> **Written exercise**
Only the lines from the start of the data through the line with "const partPct = [60, 80, 100];" belong in the copy. Restate them word for word, minus the pictures.

* * *

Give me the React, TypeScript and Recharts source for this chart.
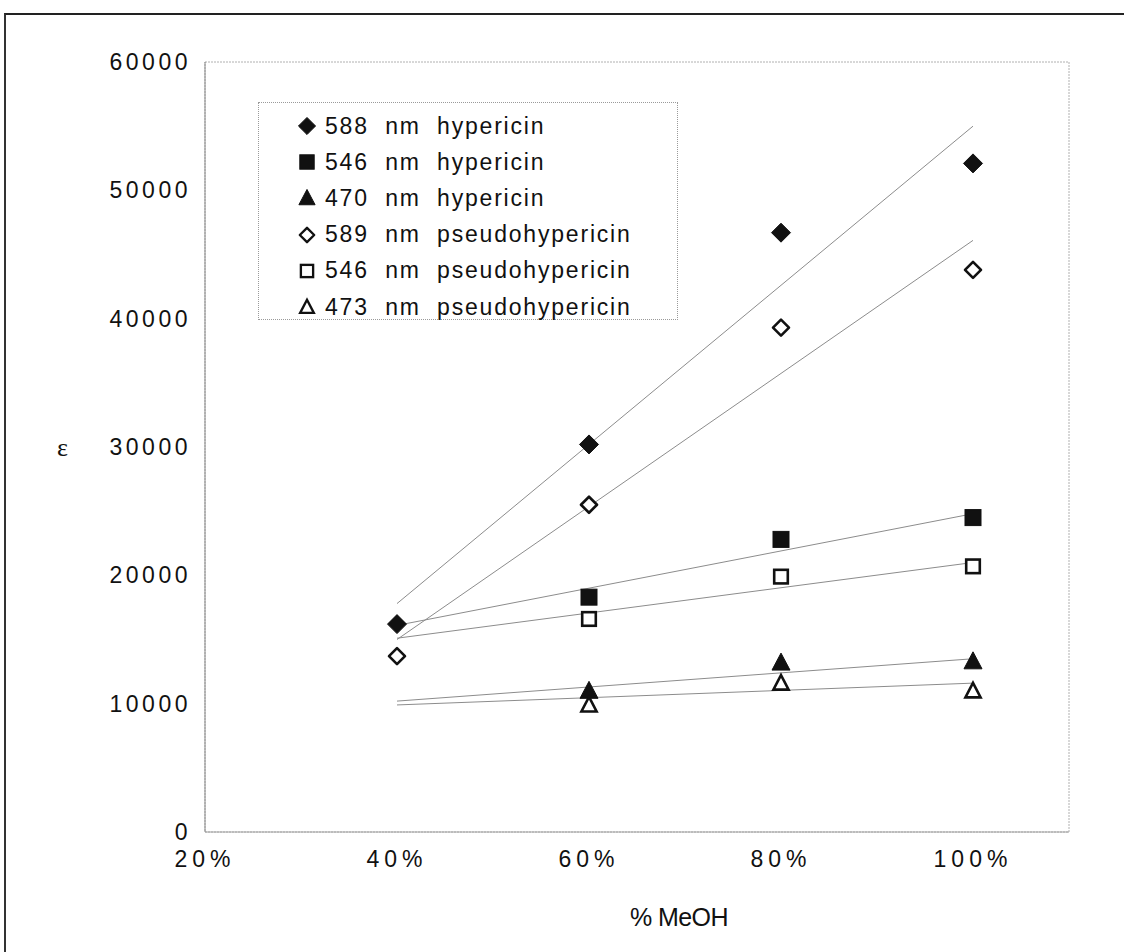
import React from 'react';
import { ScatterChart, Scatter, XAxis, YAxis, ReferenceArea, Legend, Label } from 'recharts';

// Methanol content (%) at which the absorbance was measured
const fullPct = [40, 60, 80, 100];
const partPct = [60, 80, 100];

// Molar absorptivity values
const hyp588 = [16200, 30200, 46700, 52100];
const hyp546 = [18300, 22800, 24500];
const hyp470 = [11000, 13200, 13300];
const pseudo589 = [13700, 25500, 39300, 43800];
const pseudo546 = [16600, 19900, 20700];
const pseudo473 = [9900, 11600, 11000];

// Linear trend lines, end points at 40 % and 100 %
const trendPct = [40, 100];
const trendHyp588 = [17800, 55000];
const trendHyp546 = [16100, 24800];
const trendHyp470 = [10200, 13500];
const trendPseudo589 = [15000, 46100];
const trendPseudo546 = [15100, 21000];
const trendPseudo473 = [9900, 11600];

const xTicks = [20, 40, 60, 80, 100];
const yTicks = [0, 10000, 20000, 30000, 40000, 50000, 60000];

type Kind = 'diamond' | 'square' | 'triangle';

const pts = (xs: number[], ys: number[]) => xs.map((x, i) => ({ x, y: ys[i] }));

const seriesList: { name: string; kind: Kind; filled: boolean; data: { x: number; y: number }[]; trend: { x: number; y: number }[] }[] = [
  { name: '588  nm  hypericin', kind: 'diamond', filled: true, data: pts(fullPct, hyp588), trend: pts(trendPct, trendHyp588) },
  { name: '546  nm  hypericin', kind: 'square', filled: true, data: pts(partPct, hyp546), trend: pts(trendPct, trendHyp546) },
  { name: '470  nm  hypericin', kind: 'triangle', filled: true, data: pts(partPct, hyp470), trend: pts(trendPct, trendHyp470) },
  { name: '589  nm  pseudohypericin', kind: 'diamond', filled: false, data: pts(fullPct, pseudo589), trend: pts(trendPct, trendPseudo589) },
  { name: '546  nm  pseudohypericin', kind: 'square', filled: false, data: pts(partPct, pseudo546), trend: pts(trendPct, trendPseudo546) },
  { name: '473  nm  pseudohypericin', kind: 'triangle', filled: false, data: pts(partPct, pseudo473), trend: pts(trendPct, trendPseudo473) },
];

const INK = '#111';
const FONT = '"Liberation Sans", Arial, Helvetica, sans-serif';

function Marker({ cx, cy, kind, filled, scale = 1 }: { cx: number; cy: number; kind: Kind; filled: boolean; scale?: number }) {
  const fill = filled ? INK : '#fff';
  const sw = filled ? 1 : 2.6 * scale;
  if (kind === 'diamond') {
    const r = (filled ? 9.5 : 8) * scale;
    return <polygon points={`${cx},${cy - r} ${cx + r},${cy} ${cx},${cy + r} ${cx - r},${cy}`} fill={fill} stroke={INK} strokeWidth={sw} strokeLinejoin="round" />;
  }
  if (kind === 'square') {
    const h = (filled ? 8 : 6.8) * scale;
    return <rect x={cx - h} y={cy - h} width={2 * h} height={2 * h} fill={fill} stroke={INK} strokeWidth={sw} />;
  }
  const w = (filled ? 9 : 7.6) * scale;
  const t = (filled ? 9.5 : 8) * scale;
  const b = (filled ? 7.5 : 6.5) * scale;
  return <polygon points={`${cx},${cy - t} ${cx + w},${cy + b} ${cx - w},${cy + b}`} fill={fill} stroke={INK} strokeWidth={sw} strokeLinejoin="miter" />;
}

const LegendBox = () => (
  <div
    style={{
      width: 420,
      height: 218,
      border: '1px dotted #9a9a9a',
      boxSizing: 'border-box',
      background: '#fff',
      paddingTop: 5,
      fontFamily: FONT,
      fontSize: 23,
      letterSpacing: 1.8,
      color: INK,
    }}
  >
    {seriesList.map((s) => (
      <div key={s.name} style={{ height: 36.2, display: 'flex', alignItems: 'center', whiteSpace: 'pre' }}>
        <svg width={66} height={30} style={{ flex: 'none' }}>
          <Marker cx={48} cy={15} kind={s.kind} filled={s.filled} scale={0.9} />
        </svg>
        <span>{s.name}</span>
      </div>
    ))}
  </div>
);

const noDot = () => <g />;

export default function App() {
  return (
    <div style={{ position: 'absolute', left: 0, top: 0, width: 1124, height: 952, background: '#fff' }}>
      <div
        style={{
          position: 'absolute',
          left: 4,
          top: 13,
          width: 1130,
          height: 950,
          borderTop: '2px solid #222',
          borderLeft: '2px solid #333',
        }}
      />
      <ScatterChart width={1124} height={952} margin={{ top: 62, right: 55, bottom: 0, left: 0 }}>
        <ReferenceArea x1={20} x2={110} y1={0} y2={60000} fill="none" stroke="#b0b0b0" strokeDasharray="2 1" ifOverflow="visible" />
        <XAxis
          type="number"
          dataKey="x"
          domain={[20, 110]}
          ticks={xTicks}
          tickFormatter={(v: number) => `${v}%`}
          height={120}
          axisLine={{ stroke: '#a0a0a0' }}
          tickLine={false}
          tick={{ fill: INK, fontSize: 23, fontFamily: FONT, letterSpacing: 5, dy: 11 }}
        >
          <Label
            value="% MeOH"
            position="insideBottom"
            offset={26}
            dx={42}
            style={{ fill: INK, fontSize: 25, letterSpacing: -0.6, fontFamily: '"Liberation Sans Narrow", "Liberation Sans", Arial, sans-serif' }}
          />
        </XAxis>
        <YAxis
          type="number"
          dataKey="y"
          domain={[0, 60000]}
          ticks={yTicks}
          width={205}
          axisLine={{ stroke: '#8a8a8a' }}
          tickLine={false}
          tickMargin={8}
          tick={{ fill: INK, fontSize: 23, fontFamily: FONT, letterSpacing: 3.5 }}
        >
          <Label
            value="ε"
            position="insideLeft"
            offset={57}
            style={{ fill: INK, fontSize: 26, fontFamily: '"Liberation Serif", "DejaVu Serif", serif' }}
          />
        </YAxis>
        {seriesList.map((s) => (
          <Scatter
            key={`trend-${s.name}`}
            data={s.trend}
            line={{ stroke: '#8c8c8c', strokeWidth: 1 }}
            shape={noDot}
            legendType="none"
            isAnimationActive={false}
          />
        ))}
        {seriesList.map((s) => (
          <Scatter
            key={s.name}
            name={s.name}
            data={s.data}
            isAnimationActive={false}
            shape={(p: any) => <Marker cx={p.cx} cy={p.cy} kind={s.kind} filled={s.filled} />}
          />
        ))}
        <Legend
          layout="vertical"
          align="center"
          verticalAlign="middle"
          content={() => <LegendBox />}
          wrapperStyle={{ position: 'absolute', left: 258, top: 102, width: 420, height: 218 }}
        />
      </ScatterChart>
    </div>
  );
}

* * *

> **Task solution**
Give me the React, TypeScript and Recharts source for this chart.
import React from 'react';
import { ScatterChart, Scatter, XAxis, YAxis, ReferenceArea, Legend, Label } from 'recharts';

// Methanol content (%) at which the absorbance was measured
const fullPct = [40, 60, 80, 100];
const partPct = [60, 80, 100];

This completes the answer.